Oggi, quasi tutti gli stati arabi non vietano più l’ingresso degli ebrei in quanto tali. Ma continuano a vietare l’ingresso ai cittadini israeliani. In effetti, sei dei sette stati che compaiono nell’ordine esecutivo di Trump (Iran, Iraq, Libia, Sudan, Siria e Yemen) vietano l’ingresso a qualunque titolare di passaporto israeliano, così come fanno altri dieci paesi a maggioranza musulmana. Non basta. Gli stessi sei paesi non ammettono l’ingresso di cittadini non israeliani che abbiano sul passaporto un visto israeliano. Non mi risulta che la comunità internazionale abbia mai considerato questo comportamento come un oltraggio particolarmente clamoroso alle norme internazionali. I governi di questi paesi considerano ogni cittadino israeliano, sia ebreo che arabo, e ogni cittadino di qualsiasi nazionalità che abbia messo piede in Israele, come una minaccia alla loro sicurezza potenziale. Cosa perfettamente logica, dal momento che alcuni di questi governi sono quelli che notoriamente minacciano Israele attraverso l’istigazione all’odio, la sponsorizzazione del terrorismo, i piani per armamenti quantomeno controversi.
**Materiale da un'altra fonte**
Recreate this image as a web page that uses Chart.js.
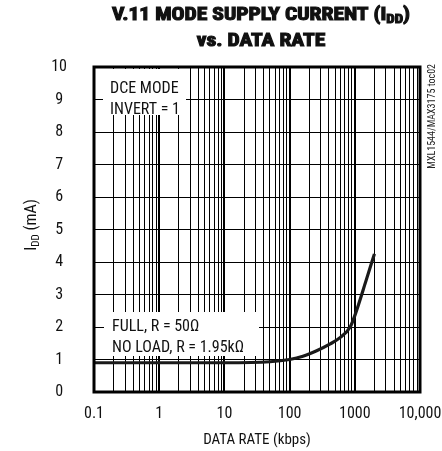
<!DOCTYPE html>
<html>
<head>
<meta charset="utf-8">
<script src="https://cdn.jsdelivr.net/npm/chart.js@4.4.1/dist/chart.umd.min.js"></script>
<style>
  html, body { margin: 0; padding: 0; background: #fff; }
  #wrap { width: 442px; height: 451px; }
</style>
</head>
<body>
<div id="wrap"><canvas id="chart" width="442" height="451"></canvas></div>
<script>
// curve (kbps -> mA)
const dataRate = [0.1, 1, 10, 50, 100, 160, 260, 420, 600, 850, 1000, 1500, 2000];
const supplyCurrent = [0.9, 0.9, 0.9, 0.93, 1.0, 1.1, 1.27, 1.48, 1.68, 2.0, 2.35, 3.45, 4.25];

const xDecades = [0.1, 1, 10, 100, 1000, 10000];
const xTickLabels = ["0.1", "1", "10", "100", "1000", "10,000"];
const yTickLabels = ["0", "1", "2", "3", "4", "5", "6", "7", "8", "9", "10"];

// pick a narrow face if one is installed
function hasFont(name) {
  const c = document.createElement("canvas").getContext("2d");
  const s = "DCE MODE 10,000 abcxyz";
  return ["monospace", "serif"].some(base => {
    c.font = "40px " + base;
    const w0 = c.measureText(s).width;
    c.font = "40px '" + name + "', " + base;
    return c.measureText(s).width !== w0;
  });
}
const candidates = ["Liberation Sans Narrow", "Roboto Condensed", "DejaVu Sans Condensed", "Liberation Sans"];
const found = candidates.filter(hasFont);
const FAMILY = found.length ? found[0] : "sans-serif";
const FONT = "'" + FAMILY + "', sans-serif";

// size so that "DCE MODE" spans ~71px like the reference
const mctx = document.createElement("canvas").getContext("2d");
mctx.font = "16px " + FONT;
const fk = Math.min(1, 71 / mctx.measureText("DCE MODE").width);
const fs = (n) => Math.round(n * fk * 10) / 10;

function logGridTicks() {
  const ticks = [];
  xDecades.forEach((d, i) => {
    ticks.push({ value: d, major: true });
    if (i < xDecades.length - 1) {
      for (let k = 2; k <= 9; k++) ticks.push({ value: d * k, major: false });
    }
  });
  return ticks;
}

function decadeLabel(v) {
  const i = xDecades.findIndex(d => Math.abs(v / d - 1) < 1e-6);
  return i >= 0 ? xTickLabels[i] : "";
}

// text with a subscript part
function drawSub(ctx, parts, x, y, align, sx) {
  sx = sx || 1;
  let total = 0;
  parts.forEach(p => { ctx.font = p.font; total += ctx.measureText(p.text).width; });
  ctx.save();
  ctx.translate(x, y);
  ctx.scale(sx, 1);
  let cx = align === "center" ? -total / 2 : 0;
  ctx.textAlign = "left";
  parts.forEach(p => {
    ctx.font = p.font;
    ctx.fillText(p.text, cx, p.dy || 0);
    if (p.bold) {
      ctx.lineWidth = 1.1;
      ctx.strokeText(p.text, cx, p.dy || 0);
    }
    cx += ctx.measureText(p.text).width;
  });
  ctx.restore();
  return total * sx;
}

const annotate = {
  id: "annotate",
  beforeDatasetsDraw(chart) {
    const ctx = chart.ctx;
    ctx.save();
    ctx.fillStyle = "#fff";
    ctx.fillRect(103, 69, 83, 46);
    ctx.fillRect(104, 312, 155, 44);
    ctx.fillStyle = "#111";
    ctx.font = fs(16) + "px " + FONT;
    ctx.textBaseline = "alphabetic";
    ctx.textAlign = "left";
    ctx.fillText("DCE MODE", 110, 93);
    ctx.fillText("INVERT = 1", 110, 114);
    ctx.fillText("FULL, R = 50\u03A9", 112, 331);
    ctx.fillText("NO LOAD, R = 1.95k\u03A9", 112, 352);
    ctx.restore();
  },
  afterDraw(chart) {
    const ctx = chart.ctx;
    const a = chart.chartArea;
    ctx.save();
    // frame
    ctx.strokeStyle = "#000";
    ctx.lineWidth = 3;
    ctx.strokeRect(a.left, a.top, a.right - a.left, a.bottom - a.top);

    // title, stretched/squeezed to the reference width
    ctx.fillStyle = "#111";
    ctx.strokeStyle = "#111";
    ctx.textBaseline = "alphabetic";
    const tf = "bold 19px " + FONT;
    const sf = "bold 13px " + FONT;
    const line1 = [
      { text: "V.11 MODE SUPPLY CURRENT (I", font: tf, bold: true },
      { text: "DD", font: sf, dy: 3, bold: true },
      { text: ")", font: tf, bold: true }
    ];
    let w = 0;
    line1.forEach(p => { ctx.font = p.font; w += ctx.measureText(p.text).width; });
    const sx = Math.max(0.7, Math.min(1.2, 298 / w));
    drawSub(ctx, line1, 261, 20, "center", sx);
    drawSub(ctx, [{ text: "vs. DATA RATE", font: tf, bold: true }], 261, 46, "center", sx);

    // y axis title
    ctx.save();
    ctx.translate(36, 225);
    ctx.rotate(-Math.PI / 2);
    ctx.fillStyle = "#111";
    drawSub(ctx, [
      { text: "I", font: fs(16) + "px " + FONT },
      { text: "DD", font: fs(11) + "px " + FONT, dy: 3 },
      { text: " (mA)", font: fs(16) + "px " + FONT }
    ], 0, 0, "center");
    ctx.restore();

    // side note
    ctx.save();
    ctx.translate(435, 64);
    ctx.rotate(-Math.PI / 2);
    ctx.font = fs(10) + "px " + FONT;
    ctx.fillStyle = "#222";
    ctx.textAlign = "right";
    ctx.fillText("MXL1544/MAX3175 toc02", 0, 0);
    ctx.restore();
    ctx.restore();
  }
};

new Chart(document.getElementById("chart"), {
  type: "line",
  data: {
    datasets: [{
      data: dataRate.map((r, i) => ({ x: r, y: supplyCurrent[i] })),
      borderColor: "#1a1a1a",
      borderWidth: 3.2,
      pointRadius: 0,
      fill: false,
      cubicInterpolationMode: "monotone"
    }]
  },
  options: {
    responsive: false,
    animation: false,
    layout: { padding: { top: 67, right: 22, left: 0, bottom: 0 } },
    plugins: { legend: { display: false }, tooltip: { enabled: false } },
    scales: {
      x: {
        type: "logarithmic",
        min: 0.1,
        max: 10000,
        afterBuildTicks: (scale) => { scale.ticks = logGridTicks(); },
        afterFit: (scale) => {
          scale.height = 59;
          scale.paddingLeft = 0;
          scale.paddingRight = 0;
        },
        ticks: {
          autoSkip: false,
          maxRotation: 0,
          padding: 12,
          color: "#111",
          font: { family: FONT, size: fs(16) },
          callback: (v) => decadeLabel(v)
        },
        grid: {
          color: "#000",
          drawTicks: false,
          lineWidth: (c) => (c.tick && c.tick.major ? 2 : 1)
        },
        border: { display: false },
        title: {
          display: true,
          text: "DATA RATE (kbps)",
          color: "#111",
          font: { family: FONT, size: fs(15) },
          padding: { top: 0, bottom: 2 }
        }
      },
      y: {
        min: 0,
        max: 10,
        afterFit: (scale) => { scale.width = 94; },
        ticks: {
          stepSize: 1,
          padding: 27,
          crossAlign: "center",
          color: "#111",
          font: { family: FONT, size: fs(16) },
          callback: (v, i) => yTickLabels[i]
        },
        grid: { color: "#000", lineWidth: 1, drawTicks: false },
        border: { display: false }
      }
    }
  },
  plugins: [annotate]
});
</script>
</body>
</html>
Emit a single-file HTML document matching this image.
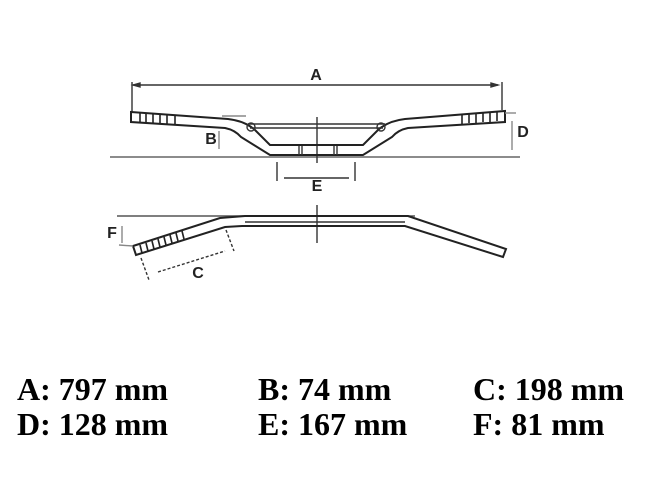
<!DOCTYPE html>
<html><head><style>
html,body{margin:0;padding:0;background:#fff;}
body{width:665px;height:500px;position:relative;overflow:hidden;}
.t{position:absolute;font-family:"Liberation Serif",serif;font-weight:bold;font-size:32px;color:#000;line-height:1;white-space:nowrap;}
</style></head><body>
<svg width="665" height="500" style="position:absolute;left:0;top:0" xmlns="http://www.w3.org/2000/svg">
<g fill="none" stroke="#333" stroke-width="1.4">
<line x1="133" y1="85" x2="498" y2="85"/>
<polygon points="133,85 140,83 140,87" fill="#333"/>
<polygon points="498,85 491,83 491,87" fill="#333"/>
<line x1="132" y1="82" x2="132" y2="112"/>
<line x1="502" y1="82" x2="502" y2="110"/>
<line x1="110" y1="157" x2="520" y2="157" stroke="#666"/>
<line x1="317" y1="117" x2="317" y2="163"/>
<path d="M131,112 L228,119 Q245,121 255,130 L270,145 L363,145 L378,130 Q388,121 405,119 L505,111 L505,122 L408,128 Q398,130 392,137 L363,155 L270,155 L241,137 Q235,130 225,128 L131,122 Z" stroke-width="2" stroke="#222"/>
<line x1="248" y1="124" x2="385" y2="124"/>
<line x1="250" y1="128" x2="383" y2="128"/>
<circle cx="251" cy="127" r="4"/><circle cx="381" cy="127" r="4"/>
<g stroke-width="1.6" stroke="#222">
<line x1="140" y1="113" x2="140" y2="122"/><line x1="146" y1="113" x2="146" y2="123"/><line x1="153" y1="113" x2="153" y2="123"/><line x1="160" y1="114" x2="160" y2="124"/><line x1="167" y1="114" x2="167" y2="124"/><line x1="175" y1="115" x2="175" y2="124"/>
<line x1="462" y1="114" x2="462" y2="124"/><line x1="469" y1="113" x2="469" y2="123"/><line x1="476" y1="113" x2="476" y2="123"/><line x1="483" y1="112" x2="483" y2="122"/><line x1="490" y1="112" x2="490" y2="122"/><line x1="497" y1="111" x2="497" y2="121"/>
</g>
<line x1="299" y1="146" x2="299" y2="155"/><line x1="302" y1="146" x2="302" y2="155"/>
<line x1="334" y1="146" x2="334" y2="155"/><line x1="337" y1="146" x2="337" y2="155"/>
<line x1="222" y1="116" x2="246" y2="116" stroke="#888"/>
<line x1="219" y1="131" x2="219" y2="149" stroke="#888"/>
<line x1="512" y1="121" x2="512" y2="150" stroke="#888"/>
<line x1="505" y1="113" x2="516" y2="113" stroke="#888"/>
<line x1="277" y1="162" x2="277" y2="181"/><line x1="355" y1="162" x2="355" y2="181"/>
<line x1="284" y1="178" x2="349" y2="178"/>
<line x1="117" y1="216" x2="415" y2="216" stroke="#555"/>
<line x1="317" y1="205" x2="317" y2="243"/>
<path d="M133,246 L220,218 L245,216 L408,216 L506,249 L503,257 L405,226 L242,226 L225,227 L136,255 Z" stroke-width="2" stroke="#222"/>
<line x1="245" y1="222" x2="405" y2="222"/>
<g stroke-width="1.6" stroke="#222">
<line x1="140" y1="245" x2="142" y2="253"/><line x1="146" y1="243" x2="148" y2="251"/><line x1="152" y1="241" x2="154" y2="249"/><line x1="158" y1="239" x2="160" y2="247"/><line x1="164" y1="237" x2="166" y2="245"/><line x1="170" y1="235" x2="172" y2="243"/><line x1="176" y1="233" x2="178" y2="241"/><line x1="182" y1="231" x2="184" y2="239"/>
</g>
<line x1="122" y1="226" x2="122" y2="243" stroke="#888"/>
<line x1="119" y1="245" x2="133" y2="246" stroke="#888"/>
<line x1="141" y1="258" x2="149" y2="280" stroke-dasharray="3,2"/>
<line x1="226" y1="230" x2="234" y2="251" stroke-dasharray="3,2"/>
<line x1="158" y1="272" x2="225" y2="251" stroke-dasharray="3,2"/>
</g>
<g font-family="Liberation Sans,sans-serif" font-weight="bold" font-size="16" fill="#222" text-anchor="middle">
<text x="316" y="80">A</text>
<text x="211" y="144">B</text>
<text x="523" y="137">D</text>
<text x="317" y="191">E</text>
<text x="112" y="238">F</text>
<text x="198" y="278">C</text>
</g>
</svg>
<div class="t" style="left:17px;top:373px">A: 797 mm</div>
<div class="t" style="left:258px;top:373px">B: 74 mm</div>
<div class="t" style="left:473px;top:373px">C: 198 mm</div>
<div class="t" style="left:17px;top:408px">D: 128 mm</div>
<div class="t" style="left:258px;top:408px">E: 167 mm</div>
<div class="t" style="left:473px;top:408px">F: 81 mm</div>
</body></html>
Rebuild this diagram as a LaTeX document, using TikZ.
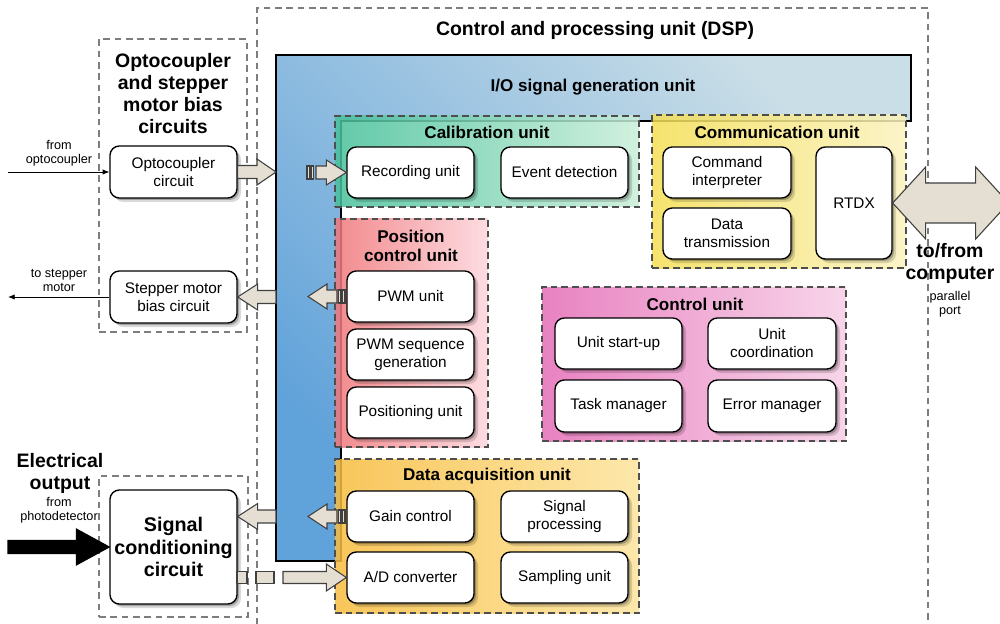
\documentclass[tikz,border=0pt]{standalone}
\usepackage{fontspec}
\setmainfont{Liberation Sans}
\usetikzlibrary{calc,shadows,arrows.meta}
\definecolor{blueD}{RGB}{96,162,218}
\definecolor{blueL}{RGB}{202,222,231}
\definecolor{calL}{RGB}{70,192,154}
\definecolor{calR}{RGB}{200,238,216}
\definecolor{comL}{RGB}{244,222,84}
\definecolor{comR}{RGB}{250,242,190}
\definecolor{posL}{RGB}{240,118,122}
\definecolor{posR}{RGB}{252,214,220}
\definecolor{ctlL}{RGB}{228,108,182}
\definecolor{ctlR}{RGB}{246,206,229}
\definecolor{daqL}{RGB}{247,188,62}
\definecolor{daqR}{RGB}{252,228,156}
\definecolor{beige}{RGB}{229,223,211}
\definecolor{pborder}{RGB}{78,78,78}
\definecolor{oborder}{RGB}{125,125,125}
\tikzset{
  outerbox/.style={draw=oborder, line width=0.8pt, dash pattern=on 5pt off 3.5pt, inner sep=0pt},
  panel/.style={draw=pborder, line width=1.3pt, dash pattern=on 5pt off 3pt, inner sep=0pt, fill opacity=.85},
  box/.style={draw=black, line width=1pt, fill=white, rounded corners=7pt, align=center, inner sep=1pt,
    font=\fontsize{11.5}{13.5}\selectfont,
    drop shadow={shadow xshift=1.5pt, shadow yshift=-1.5pt, opacity=.25, fill=black},
    drop shadow={shadow xshift=3pt, shadow yshift=-3pt, opacity=.15, fill=black}},
  ptitle/.style={font=\bfseries\fontsize{12.8}{14.3}\selectfont, align=center, inner sep=0pt},
  bigtitle/.style={font=\bfseries\fontsize{14.6}{16.5}\selectfont, align=center, inner sep=0pt},
  small/.style={font=\fontsize{9.5}{10.5}\selectfont, align=center, inner sep=0pt},
  bar/.style={draw=black!75, line width=0.8pt, fill=beige},
  thinarr/.style={-{Latex[length=5pt,width=4pt]}, line width=0.6pt}
}
\newcommand\place[7]{\node[#1, minimum width={(#5-#3)*0.75pt}, minimum height={(#6-#4)*0.75pt}] (#2) at ({(#3+#5)/2},{(#4+#6)/2}) {#7};}
\newcommand\barrow[6][]{%
  \draw[bar,#1] let \p1=(#2), \p2=(#3), \n1={ifthenelse(\x1>\x2,1,-1)} in
  (\x1,{\y2+#4*0.75pt}) -- ({\x2+\n1*#6*0.75pt},{\y2+#4*0.75pt}) -- ({\x2+\n1*#6*0.75pt},{\y2+#5*0.75pt})
  -- (\x2,\y2) -- ({\x2+\n1*#6*0.75pt},{\y2-#5*0.75pt}) -- ({\x2+\n1*#6*0.75pt},{\y2-#4*0.75pt})
  -- (\x1,{\y2-#4*0.75pt}) -- cycle;}
\newcommand\stripes[2]{%
  \draw[bar] (#1,#2-6.5) rectangle (#1+2.5,#2+6.5);
  \draw[bar] (#1+4,#2-6.5) rectangle (#1+6.5,#2+6.5);}
\begin{document}
\begin{tikzpicture}[x=0.75pt,y=-0.75pt]
\useasboundingbox (0,0) rectangle (1000,624);
\clip (0,0) rectangle (1000,624);

% outer dashed groups
\place{outerbox}{dsp}{257}{8}{928}{640}{}
\place{outerbox}{optgrp}{99}{39}{247}{332}{}
\place{outerbox}{scgrp}{99}{476}{248}{617}{}

% titles
\node[bigtitle] (dsptitle) at (595,31) {Control and processing unit (DSP)};
\node[bigtitle] (opttitle) at (173,93.5) {Optocoupler\\and stepper\\motor bias\\circuits};

% I/O signal generation unit (L-shape)
\shade[draw=black, line width=1.3pt, left color=blueD, right color=blueL, shading angle=135]
  (276,55) -- (911,55) -- (911,121) -- (341,121) -- (341,561) -- (276,561) -- cycle;
\node[font=\bfseries\fontsize{12.8}{15}\selectfont, inner sep=0pt] (iotitle) at (593,87) {I/O signal generation unit};

% panels
\place{panel, left color=calL, right color=calR}{cal}{335}{116}{639}{207}{}
\place{panel, left color=comL, right color=comR}{com}{652}{115}{906}{268}{}
\place{panel, left color=posL, right color=posR}{pos}{335}{219}{488}{447}{}
\place{panel, left color=ctlL, right color=ctlR}{ctl}{542}{287}{846}{441}{}
\place{panel, left color=daqL, right color=daqR}{daq}{335}{459}{639}{613}{}

\node[ptitle] (calt) at (487,132) {Calibration unit};
\node[ptitle] (comt) at (777,132) {Communication unit};
\node[ptitle] (post) at (411,245.5) {Position\\control unit};
\node[ptitle] (ctlt) at (695,304) {Control unit};
\node[ptitle] (daqt) at (487,476) {Data acquisition unit};

% boxes
\place{box}{opto}{110}{146}{237}{198}{Optocoupler\\circuit}
\place{box}{step}{110}{271}{237}{323}{Stepper motor\\bias circuit}
\place{box, font=\bfseries\fontsize{14.8}{16.9}\selectfont}{sc}{110}{490}{237}{604}{Signal\\conditioning\\circuit}

\place{box}{rec}{347}{147}{474}{198}{Recording unit}
\place{box}{evt}{501}{147}{628}{198}{Event detection}
\place{box}{cmd}{663}{147}{791}{198}{Command\\interpreter}
\place{box}{dtx}{663}{208}{791}{259}{Data\\transmission}
\place{box}{rtdx}{816}{147}{892}{259}{RTDX}
\place{box}{pwm}{347}{271}{474}{322}{PWM unit}
\place{box}{pwmseq}{347}{329}{474}{380}{PWM sequence\\generation}
\place{box}{posu}{347}{387}{474}{438}{Positioning unit}
\place{box}{start}{555}{318}{682}{369}{Unit start-up}
\place{box}{coord}{708}{318}{836}{369}{Unit\\coordination}
\place{box}{task}{555}{380}{682}{432}{Task manager}
\place{box}{err}{708}{380}{836}{432}{Error manager}
\place{box}{gain}{347}{491}{474}{542}{Gain control}
\place{box}{sig}{501}{491}{628}{542}{Signal\\processing}
\place{box}{adc}{347}{552}{474}{603}{A/D converter}
\place{box}{samp}{501}{552}{628}{603}{Sampling unit}

% block arrows
\coordinate (b1) at (276,172);
\barrow{opto.east}{b1}{6.5}{13}{19}
\coordinate (a2t) at (316,172.5);
\barrow{a2t}{rec.west}{6.5}{12.5}{20}
\stripes{307}{172.5}
\coordinate (b3) at (276,297);
\barrow{b3}{step.east}{6.5}{13}{20}
\coordinate (a4t) at (337,296.5);
\coordinate (a4h) at (308,296.5);
\barrow{a4t}{a4h}{6.5}{12.5}{19}
\stripes{338.5}{296.5}
\coordinate (a5t) at (337,516.5);
\coordinate (a5h) at (308,516.5);
\barrow{a5t}{a5h}{6.5}{12.5}{19}
\stripes{338.5}{516.5}
\coordinate (b6) at (276,516.5);
\barrow{b6}{sc.east |- b6}{6.5}{13}{20}
% dashed block arrow to A/D converter
\draw[bar] (237,571.5) rectangle (247,583.5);
\draw[bar] (256,571.5) rectangle (274,583.5);
\coordinate (a7t) at (283,577.5);
\barrow{a7t}{adc.west}{6}{13.5}{20}
% double arrow RTDX <-> computer
\draw[bar] (rtdx.east) -- ++(33,-36) -- ++(0,16) -- ++(50,0) -- ++(0,-16) -- ++(33,36)
  -- ++(-33,36) -- ++(0,-16) -- ++(-50,0) -- ++(0,16) -- cycle;
% big black arrow
\coordinate (ein) at (8,547);
\barrow[fill=black, draw=black]{ein}{sc.west}{6.5}{18}{33}

% thin arrows
\coordinate (fromopt) at (8,172);
\draw[thinarr] (fromopt) -- (opto.west);
\coordinate (tostep) at (8,297);
\draw[thinarr] (step.west) -- (tostep);

% labels
\node[small] (l1) at (59,153) {from\\optocoupler};
\node[small] (l2) at (59,280) {to stepper\\motor};
\node[bigtitle, font=\bfseries\fontsize{14.6}{16.5}\selectfont] (l3) at (60,473) {Electrical\\output};
\node[small] (l4) at (59,510) {from\\photodetector};
\node[bigtitle] (l5) at (950,263.5) {to/from\\computer};
\node[small] (l6) at (950,304.5) {parallel\\port};
\end{tikzpicture}
\end{document}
L’ordine esecutivo di Trump è ben lontano dal bando totale degli ebrei (e degli israeliani, e dei turisti che sono stati in Israele) che segnò la carriera di Bernard Lewis. E vi sono validi argomenti per contestarne l’assennatezza, l’efficacia e anche la moralità. C’è da sperare che gli Stati Uniti, che a partire dall’11 Settembre hanno investito somme incalcolabili nella raccolta di informazioni di intelligence, siano in grado di operare distinzioni fra amici e nemici, fra vittime e carnefici, all’interno delle varie nazioni. Ma i governi di stati come l’Iran hanno poco da fare gli indignati. Nessuno quanto loro ha praticato un’esclusione universale in base alla nazionalità, incessantemente, decennio dopo decennio: e non sembra che abbiano alcuna intenzione di rinunciarvi tanto presto.
Sarebbe un vero peccato se questo atteggiamento di chiusura diventasse la norma nel mondo. Ma in Medio Oriente non sarebbe certo una novità.